§ **Your goal**
Extract the lines of the material below, beginning with the first and ending with the line that holds "fig = go.Figure()". Skip every picture.

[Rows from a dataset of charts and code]
^^^^^^^^^^^^^^^^
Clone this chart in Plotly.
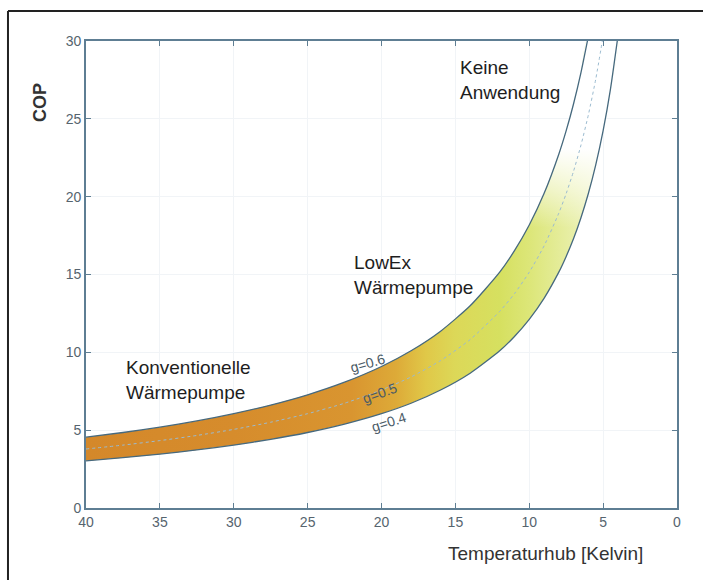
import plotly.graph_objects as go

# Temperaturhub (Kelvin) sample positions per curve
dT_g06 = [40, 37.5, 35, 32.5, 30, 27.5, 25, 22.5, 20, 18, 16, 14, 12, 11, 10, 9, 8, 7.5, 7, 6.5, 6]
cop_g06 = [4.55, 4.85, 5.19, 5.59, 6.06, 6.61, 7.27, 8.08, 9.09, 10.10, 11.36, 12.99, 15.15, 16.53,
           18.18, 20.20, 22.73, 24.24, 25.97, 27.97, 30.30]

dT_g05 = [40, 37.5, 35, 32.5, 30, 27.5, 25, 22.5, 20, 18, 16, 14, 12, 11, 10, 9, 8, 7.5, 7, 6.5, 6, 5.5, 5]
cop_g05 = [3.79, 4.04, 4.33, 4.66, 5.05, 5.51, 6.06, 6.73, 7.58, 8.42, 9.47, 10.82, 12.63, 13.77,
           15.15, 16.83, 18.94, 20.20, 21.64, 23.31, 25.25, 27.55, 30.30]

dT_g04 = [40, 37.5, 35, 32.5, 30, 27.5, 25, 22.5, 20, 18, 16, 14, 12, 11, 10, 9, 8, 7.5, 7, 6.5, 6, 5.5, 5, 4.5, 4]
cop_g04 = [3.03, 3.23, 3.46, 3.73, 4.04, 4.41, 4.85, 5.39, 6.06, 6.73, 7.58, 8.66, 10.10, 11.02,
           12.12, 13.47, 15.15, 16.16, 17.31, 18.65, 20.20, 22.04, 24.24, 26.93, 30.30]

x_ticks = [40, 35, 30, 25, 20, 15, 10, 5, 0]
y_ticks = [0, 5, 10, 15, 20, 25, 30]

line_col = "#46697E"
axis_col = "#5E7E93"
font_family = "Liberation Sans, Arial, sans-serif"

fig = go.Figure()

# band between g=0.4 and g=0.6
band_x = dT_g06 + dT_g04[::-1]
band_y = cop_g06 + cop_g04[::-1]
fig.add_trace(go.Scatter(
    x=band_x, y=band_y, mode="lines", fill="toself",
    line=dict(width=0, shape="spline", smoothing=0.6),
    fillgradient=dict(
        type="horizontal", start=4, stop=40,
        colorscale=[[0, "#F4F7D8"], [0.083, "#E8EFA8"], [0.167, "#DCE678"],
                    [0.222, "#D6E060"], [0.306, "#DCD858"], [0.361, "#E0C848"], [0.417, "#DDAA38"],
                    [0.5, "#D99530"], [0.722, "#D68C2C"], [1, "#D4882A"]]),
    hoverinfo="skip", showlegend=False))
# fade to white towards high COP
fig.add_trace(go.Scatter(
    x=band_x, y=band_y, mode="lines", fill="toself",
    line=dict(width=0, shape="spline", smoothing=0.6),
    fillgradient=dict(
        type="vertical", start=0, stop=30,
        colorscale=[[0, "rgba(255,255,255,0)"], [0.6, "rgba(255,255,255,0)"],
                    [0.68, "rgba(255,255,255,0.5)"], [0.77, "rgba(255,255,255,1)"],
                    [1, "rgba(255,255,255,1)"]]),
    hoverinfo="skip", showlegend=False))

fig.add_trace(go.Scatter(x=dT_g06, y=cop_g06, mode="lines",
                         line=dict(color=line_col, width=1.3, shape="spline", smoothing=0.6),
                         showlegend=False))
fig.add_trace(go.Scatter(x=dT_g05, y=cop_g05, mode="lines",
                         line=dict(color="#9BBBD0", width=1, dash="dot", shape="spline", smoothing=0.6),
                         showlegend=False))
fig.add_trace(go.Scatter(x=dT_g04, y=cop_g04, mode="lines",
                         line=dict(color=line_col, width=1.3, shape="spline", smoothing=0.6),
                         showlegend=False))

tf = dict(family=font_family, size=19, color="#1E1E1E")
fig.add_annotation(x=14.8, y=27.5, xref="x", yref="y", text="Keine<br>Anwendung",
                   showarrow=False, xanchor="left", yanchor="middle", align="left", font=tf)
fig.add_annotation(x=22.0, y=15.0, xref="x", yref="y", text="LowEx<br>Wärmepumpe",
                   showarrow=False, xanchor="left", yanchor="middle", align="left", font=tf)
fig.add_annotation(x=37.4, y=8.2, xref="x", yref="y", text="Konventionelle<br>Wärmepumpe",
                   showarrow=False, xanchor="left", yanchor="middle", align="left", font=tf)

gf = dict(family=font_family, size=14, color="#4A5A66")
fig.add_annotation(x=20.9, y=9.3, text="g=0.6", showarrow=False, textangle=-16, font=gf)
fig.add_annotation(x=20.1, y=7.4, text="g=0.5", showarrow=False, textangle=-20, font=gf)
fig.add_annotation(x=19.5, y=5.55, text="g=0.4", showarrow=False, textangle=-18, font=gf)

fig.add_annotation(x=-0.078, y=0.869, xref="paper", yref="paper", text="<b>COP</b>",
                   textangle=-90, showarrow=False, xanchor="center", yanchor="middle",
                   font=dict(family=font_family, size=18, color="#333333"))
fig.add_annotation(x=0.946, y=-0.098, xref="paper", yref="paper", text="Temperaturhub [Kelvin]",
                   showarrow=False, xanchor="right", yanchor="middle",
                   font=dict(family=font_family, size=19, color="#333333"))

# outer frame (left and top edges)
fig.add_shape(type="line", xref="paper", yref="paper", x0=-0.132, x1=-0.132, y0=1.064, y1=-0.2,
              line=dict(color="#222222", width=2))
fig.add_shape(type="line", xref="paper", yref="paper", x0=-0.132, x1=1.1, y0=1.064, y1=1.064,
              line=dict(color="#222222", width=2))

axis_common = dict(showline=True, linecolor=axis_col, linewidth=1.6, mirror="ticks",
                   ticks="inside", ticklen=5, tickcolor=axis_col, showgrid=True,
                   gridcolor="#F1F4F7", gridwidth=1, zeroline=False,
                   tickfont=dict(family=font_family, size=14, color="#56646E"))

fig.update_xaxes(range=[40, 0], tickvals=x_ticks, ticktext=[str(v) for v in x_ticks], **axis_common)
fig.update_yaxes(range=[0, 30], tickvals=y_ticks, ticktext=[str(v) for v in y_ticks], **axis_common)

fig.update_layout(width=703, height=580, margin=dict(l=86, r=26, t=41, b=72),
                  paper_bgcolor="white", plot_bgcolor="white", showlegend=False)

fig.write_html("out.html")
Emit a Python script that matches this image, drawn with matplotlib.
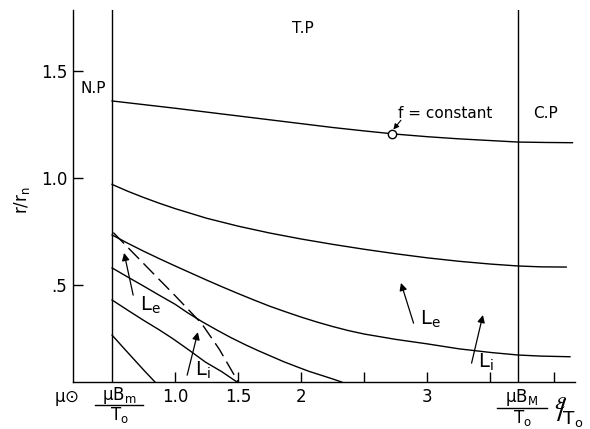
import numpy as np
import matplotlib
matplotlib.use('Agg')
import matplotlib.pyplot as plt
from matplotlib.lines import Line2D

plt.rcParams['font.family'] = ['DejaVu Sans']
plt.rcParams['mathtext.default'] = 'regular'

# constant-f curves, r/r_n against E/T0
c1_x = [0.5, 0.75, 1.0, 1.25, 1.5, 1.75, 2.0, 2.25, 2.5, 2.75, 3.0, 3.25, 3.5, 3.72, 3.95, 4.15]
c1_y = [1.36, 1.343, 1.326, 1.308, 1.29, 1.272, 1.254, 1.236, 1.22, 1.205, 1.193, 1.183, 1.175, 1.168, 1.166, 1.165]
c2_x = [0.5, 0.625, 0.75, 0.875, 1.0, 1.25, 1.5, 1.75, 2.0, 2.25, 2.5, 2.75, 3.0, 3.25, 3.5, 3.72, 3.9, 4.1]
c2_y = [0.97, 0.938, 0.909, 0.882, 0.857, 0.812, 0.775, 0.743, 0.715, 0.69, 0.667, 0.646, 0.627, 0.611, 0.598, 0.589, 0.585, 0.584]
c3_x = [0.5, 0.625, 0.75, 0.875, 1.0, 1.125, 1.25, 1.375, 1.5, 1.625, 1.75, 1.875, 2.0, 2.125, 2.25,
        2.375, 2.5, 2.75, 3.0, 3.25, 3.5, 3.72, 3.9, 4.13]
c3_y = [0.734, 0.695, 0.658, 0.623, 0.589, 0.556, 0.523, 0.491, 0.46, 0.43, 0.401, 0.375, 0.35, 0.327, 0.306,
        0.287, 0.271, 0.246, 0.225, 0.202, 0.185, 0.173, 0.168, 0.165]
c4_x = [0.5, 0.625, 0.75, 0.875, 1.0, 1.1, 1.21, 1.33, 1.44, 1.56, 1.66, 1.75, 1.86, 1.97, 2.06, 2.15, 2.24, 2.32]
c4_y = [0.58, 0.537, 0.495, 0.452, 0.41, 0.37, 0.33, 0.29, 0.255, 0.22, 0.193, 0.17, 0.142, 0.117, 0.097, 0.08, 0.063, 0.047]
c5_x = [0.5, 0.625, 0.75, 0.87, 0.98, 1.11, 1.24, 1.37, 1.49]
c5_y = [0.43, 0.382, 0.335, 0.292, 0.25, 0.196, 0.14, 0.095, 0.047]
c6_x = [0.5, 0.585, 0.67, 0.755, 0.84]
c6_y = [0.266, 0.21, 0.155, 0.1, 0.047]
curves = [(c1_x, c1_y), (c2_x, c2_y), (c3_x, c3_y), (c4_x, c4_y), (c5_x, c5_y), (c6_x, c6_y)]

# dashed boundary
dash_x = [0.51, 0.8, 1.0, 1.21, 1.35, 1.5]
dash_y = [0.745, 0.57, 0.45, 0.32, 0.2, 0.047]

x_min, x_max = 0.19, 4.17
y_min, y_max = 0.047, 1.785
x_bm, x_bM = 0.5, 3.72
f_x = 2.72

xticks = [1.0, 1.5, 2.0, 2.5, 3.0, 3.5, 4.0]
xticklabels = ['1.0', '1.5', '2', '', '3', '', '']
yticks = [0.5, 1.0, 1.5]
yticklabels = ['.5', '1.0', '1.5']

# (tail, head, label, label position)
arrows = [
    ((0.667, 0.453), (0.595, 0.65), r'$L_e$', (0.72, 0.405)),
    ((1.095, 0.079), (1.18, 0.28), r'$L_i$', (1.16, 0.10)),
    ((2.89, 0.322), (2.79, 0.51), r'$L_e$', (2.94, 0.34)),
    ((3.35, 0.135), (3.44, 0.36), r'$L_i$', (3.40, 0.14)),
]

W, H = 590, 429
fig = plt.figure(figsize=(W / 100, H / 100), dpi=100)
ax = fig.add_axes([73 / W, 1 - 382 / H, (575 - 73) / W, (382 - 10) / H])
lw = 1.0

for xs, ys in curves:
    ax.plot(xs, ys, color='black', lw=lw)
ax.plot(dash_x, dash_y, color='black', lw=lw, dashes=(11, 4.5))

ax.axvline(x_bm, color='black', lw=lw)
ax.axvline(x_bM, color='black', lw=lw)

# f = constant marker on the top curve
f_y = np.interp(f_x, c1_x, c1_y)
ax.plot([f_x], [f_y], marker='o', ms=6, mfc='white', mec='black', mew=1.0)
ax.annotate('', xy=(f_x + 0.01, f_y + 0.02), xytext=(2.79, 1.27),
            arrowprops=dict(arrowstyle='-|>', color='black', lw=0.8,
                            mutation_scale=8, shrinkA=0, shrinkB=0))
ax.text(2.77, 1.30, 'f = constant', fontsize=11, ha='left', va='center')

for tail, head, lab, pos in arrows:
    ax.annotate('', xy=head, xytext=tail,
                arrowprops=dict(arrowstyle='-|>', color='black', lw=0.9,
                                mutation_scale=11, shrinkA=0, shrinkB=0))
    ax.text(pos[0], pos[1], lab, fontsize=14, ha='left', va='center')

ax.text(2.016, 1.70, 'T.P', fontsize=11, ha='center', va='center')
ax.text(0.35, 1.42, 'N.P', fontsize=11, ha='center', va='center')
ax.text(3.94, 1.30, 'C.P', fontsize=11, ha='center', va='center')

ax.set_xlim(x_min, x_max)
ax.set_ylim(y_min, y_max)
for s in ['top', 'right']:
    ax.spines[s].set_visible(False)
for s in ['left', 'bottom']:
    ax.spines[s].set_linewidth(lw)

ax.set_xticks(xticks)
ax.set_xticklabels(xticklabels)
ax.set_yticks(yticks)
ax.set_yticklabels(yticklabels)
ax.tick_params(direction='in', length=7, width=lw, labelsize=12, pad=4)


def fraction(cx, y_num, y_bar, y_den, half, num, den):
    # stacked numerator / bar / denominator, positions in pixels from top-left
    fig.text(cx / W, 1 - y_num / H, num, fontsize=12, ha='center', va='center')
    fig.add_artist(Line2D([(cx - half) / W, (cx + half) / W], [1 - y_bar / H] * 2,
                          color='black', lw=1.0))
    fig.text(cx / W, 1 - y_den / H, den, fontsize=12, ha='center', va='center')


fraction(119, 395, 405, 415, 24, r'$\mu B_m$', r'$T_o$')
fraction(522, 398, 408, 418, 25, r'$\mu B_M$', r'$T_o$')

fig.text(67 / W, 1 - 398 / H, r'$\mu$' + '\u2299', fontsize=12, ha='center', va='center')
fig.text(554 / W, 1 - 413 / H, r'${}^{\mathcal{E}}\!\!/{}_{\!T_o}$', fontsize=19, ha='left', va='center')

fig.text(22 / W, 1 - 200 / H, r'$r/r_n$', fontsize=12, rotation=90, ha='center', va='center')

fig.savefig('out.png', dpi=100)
^^^^^^^^^^^^^^^^
§ **Answer to this exercise**
Clone this chart in Plotly.
import plotly.graph_objects as go

# Temperaturhub (Kelvin) sample positions per curve
dT_g06 = [40, 37.5, 35, 32.5, 30, 27.5, 25, 22.5, 20, 18, 16, 14, 12, 11, 10, 9, 8, 7.5, 7, 6.5, 6]
cop_g06 = [4.55, 4.85, 5.19, 5.59, 6.06, 6.61, 7.27, 8.08, 9.09, 10.10, 11.36, 12.99, 15.15, 16.53,
           18.18, 20.20, 22.73, 24.24, 25.97, 27.97, 30.30]

dT_g05 = [40, 37.5, 35, 32.5, 30, 27.5, 25, 22.5, 20, 18, 16, 14, 12, 11, 10, 9, 8, 7.5, 7, 6.5, 6, 5.5, 5]
cop_g05 = [3.79, 4.04, 4.33, 4.66, 5.05, 5.51, 6.06, 6.73, 7.58, 8.42, 9.47, 10.82, 12.63, 13.77,
           15.15, 16.83, 18.94, 20.20, 21.64, 23.31, 25.25, 27.55, 30.30]

dT_g04 = [40, 37.5, 35, 32.5, 30, 27.5, 25, 22.5, 20, 18, 16, 14, 12, 11, 10, 9, 8, 7.5, 7, 6.5, 6, 5.5, 5, 4.5, 4]
cop_g04 = [3.03, 3.23, 3.46, 3.73, 4.04, 4.41, 4.85, 5.39, 6.06, 6.73, 7.58, 8.66, 10.10, 11.02,
           12.12, 13.47, 15.15, 16.16, 17.31, 18.65, 20.20, 22.04, 24.24, 26.93, 30.30]

x_ticks = [40, 35, 30, 25, 20, 15, 10, 5, 0]
y_ticks = [0, 5, 10, 15, 20, 25, 30]

line_col = "#46697E"
axis_col = "#5E7E93"
font_family = "Liberation Sans, Arial, sans-serif"

fig = go.Figure()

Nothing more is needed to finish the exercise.